Rajoy was attending a Partido Popular conference that was principally to do with tourism. His words about the discount came a few days before what will be a crucial vote in Congress on the 2018 budget. He insisted that the government is doing everything possible to ensure that the price of air travel is not "a cause of isolation" for residents in the Balearics and the Canaries.

The prime minister attacked the Balearic government, saying that all it does is engage in fighting and inventing problems rather than taking care of what is working and correcting what isn't working. He accused President Armengol and the government of "demonising tourism" and of creating "phobias towards everything that works and that is good for Spain" - tourismphobia, "a most unusual invention". The main problem for the Balearics, Rajoy suggested, is that the region "has the misfortune to suffer from a government which is dedicated to inventing problems and promoting an agenda of division and confrontation".

While he said to regional PP leader Biel Company that he could rest easy on the flight discount, he added that "those who cannot sleep peacefully are those of the ecotax ... those who are against tourism and want to have things in budgets but then vote against them". He was referring here, it seemed, to the fact that PSOE have called for the increase in the flight discount but have been unwilling to support the budget.

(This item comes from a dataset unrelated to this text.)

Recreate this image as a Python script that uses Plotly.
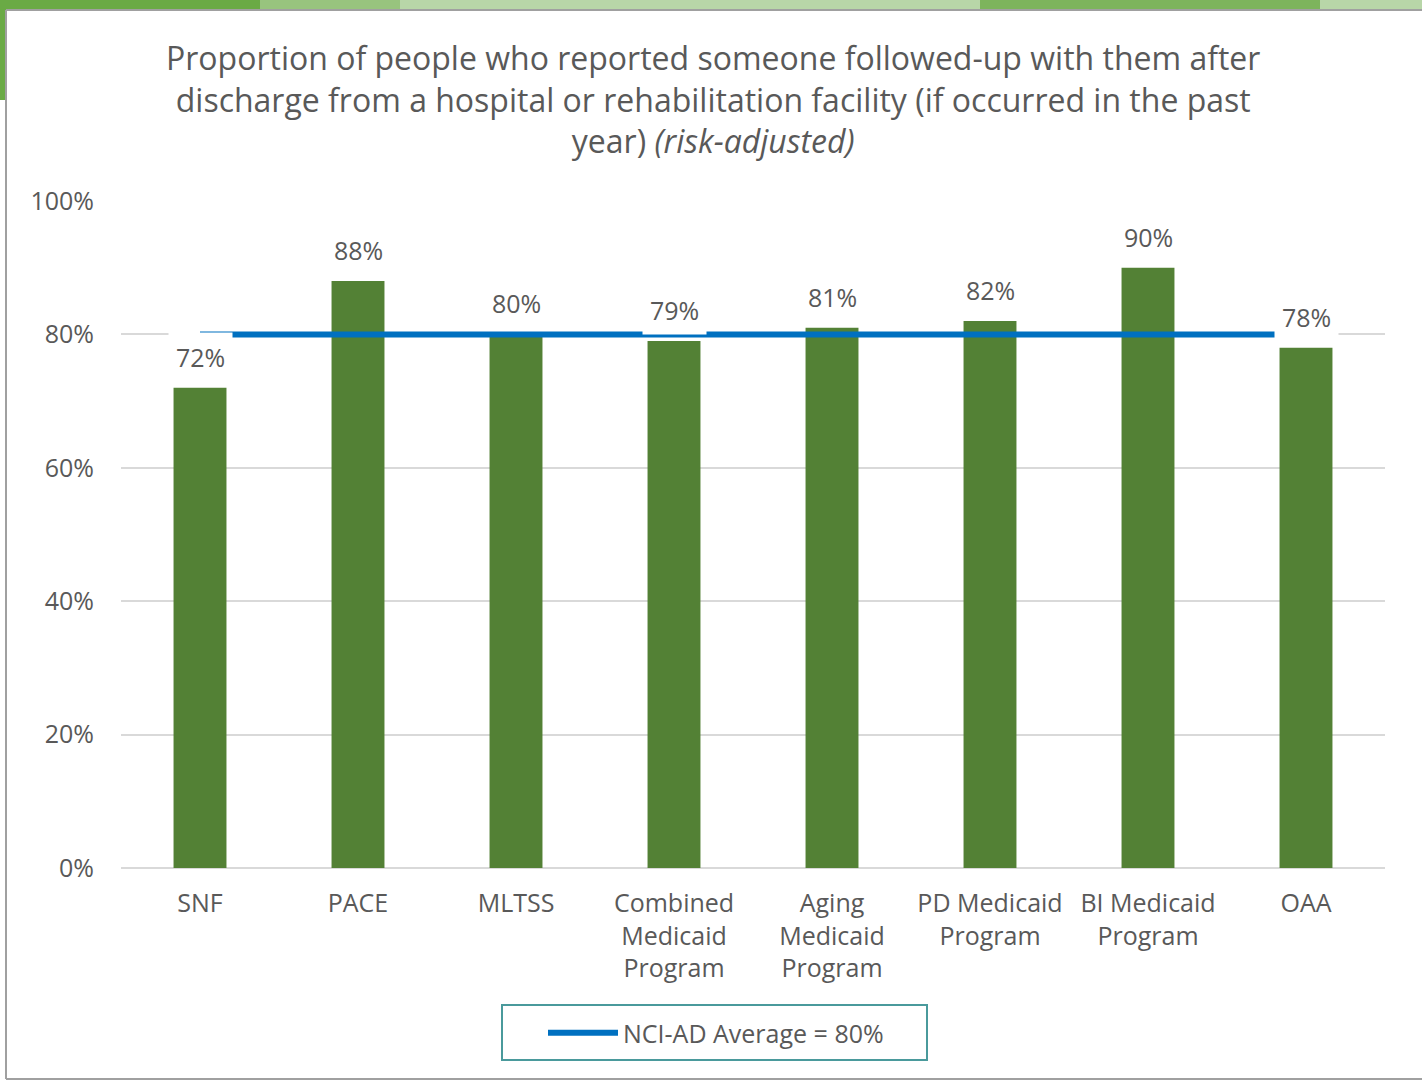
import plotly.graph_objects as go

categories = ["SNF", "PACE", "MLTSS", "Combined<br>Medicaid<br>Program", "Aging<br>Medicaid<br>Program",
              "PD Medicaid<br>Program", "BI Medicaid<br>Program", "OAA"]
values = [72, 88, 80, 79, 81, 82, 90, 78]
average = 80
avg_name = "NCI-AD Average = 80%"
title_text = ("Proportion of people who reported someone followed-up with them after<br>"
              "discharge from a hospital or rehabilitation facility (if occurred in the past<br>"
              "year) <i>(risk-adjusted)</i>")

W, H = 1422, 1081
L, R, T, B = 121, 1385, 201, 868
GREY = "#595959"
FONT = "Open Sans"

def px(x):
    return (x - L) / (R - L)

def py(y):
    return (B - y) / (B - T)

fig = go.Figure()
fig.add_trace(go.Bar(x=categories, y=values, marker=dict(color="#538135", line=dict(width=0)),
                     showlegend=False, hoverinfo="skip"))
fig.add_trace(go.Scatter(x=categories, y=[average] * len(categories), mode="lines",
                         line=dict(color="#0070C0", width=6), name=avg_name))

annotations = []
for c, v in zip(categories, values):
    annotations.append(dict(x=c, y=v, xref="x", yref="y", text=f"{v}%", showarrow=False,
                            yanchor="bottom", yshift=6, bgcolor="white", borderpad=7,
                            font=dict(size=25, color=GREY, family=FONT)))
annotations.append(dict(x=px(713), xref="paper", y=py(99), yref="paper", text=title_text, showarrow=False,
                        xanchor="center", yanchor="middle",
                        font=dict(size=32, color=GREY, family=FONT)))

shapes = [
    # top decorative band
    dict(type="rect", xref="paper", yref="paper", x0=px(0), x1=px(W), y0=py(10), y1=py(0),
         fillcolor="#b8d6a8", line=dict(width=0), layer="below"),
    dict(type="rect", xref="paper", yref="paper", x0=px(0), x1=px(260), y0=py(10), y1=py(0),
         fillcolor="#6aaa45", line=dict(width=0), layer="below"),
    dict(type="rect", xref="paper", yref="paper", x0=px(260), x1=px(400), y0=py(10), y1=py(0),
         fillcolor="#98c47e", line=dict(width=0), layer="below"),
    dict(type="rect", xref="paper", yref="paper", x0=px(980), x1=px(1320), y0=py(10), y1=py(0),
         fillcolor="#7db45c", line=dict(width=0), layer="below"),
    dict(type="rect", xref="paper", yref="paper", x0=px(0), x1=px(6), y0=py(100), y1=py(0),
         fillcolor="#6aaa45", line=dict(width=0), layer="below"),
    # frame
    dict(type="line", xref="paper", yref="paper", x0=px(6), x1=px(W), y0=py(10), y1=py(10),
         line=dict(color="#a0a0a0", width=2)),
    dict(type="line", xref="paper", yref="paper", x0=px(6), x1=px(6), y0=py(10), y1=py(1079),
         line=dict(color="#a0a0a0", width=2)),
    dict(type="line", xref="paper", yref="paper", x0=px(6), x1=px(W), y0=py(1079), y1=py(1079),
         line=dict(color="#a0a0a0", width=2)),
    # legend frame
    dict(type="rect", xref="paper", yref="paper", x0=px(502), x1=px(927), y0=py(1060), y1=py(1005),
         line=dict(color="#4a9a9c", width=2), fillcolor="rgba(0,0,0,0)"),
]

fig.update_layout(
    width=W, height=H,
    margin=dict(l=L, r=W - R, t=T, b=H - B),
    paper_bgcolor="white", plot_bgcolor="white",
    bargap=0.665,
    font=dict(family=FONT, color=GREY),
    xaxis=dict(showgrid=False, showline=False, ticks="", tickfont=dict(size=25, color=GREY, family=FONT),
               ticklabelstandoff=18, fixedrange=True),
    yaxis=dict(range=[0, 100], tickvals=[0, 20, 40, 60, 80, 100], ticktext=["0%", "20%", "40%", "60%", "80%", "100%"],
               showgrid=True, gridcolor="#d9d9d9", gridwidth=2, zeroline=True, zerolinecolor="#d9d9d9",
               zerolinewidth=2, showline=False, ticks="", ticklabelstandoff=26,
               tickfont=dict(size=25, color=GREY, family=FONT)),
    legend=dict(orientation="h", x=px(716), xanchor="center", y=py(1033), yanchor="middle",
                borderwidth=0, bgcolor="rgba(0,0,0,0)", itemwidth=70,
                font=dict(size=25, color=GREY, family=FONT)),
    annotations=annotations,
    shapes=shapes,
)

fig.write_html("out.html")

Álvaro Nadal, the minister for energy, tourism and the digital agenda, had opened the conference by observing that people who oppose tourists are acting out of "ideological rage" and are unable to recognise reality. It doesn't make sense for someone to believe that tourism is harmful. "Those who say this would rather live in a cave and not buy anything from the rest of the world." They don't understand, he added, how the economy works.

Likewise, the minister went on, those who approved the tourist tax in the Balearics "don't understand how the global economy of the 21st century works".

With regard to Brexit, Nadal said that the Spanish government's position is that there should be no impact on tourists: not on flights, not on health cards and not with any tax. "In practical terms, tourists shouldn't be aware of Brexit."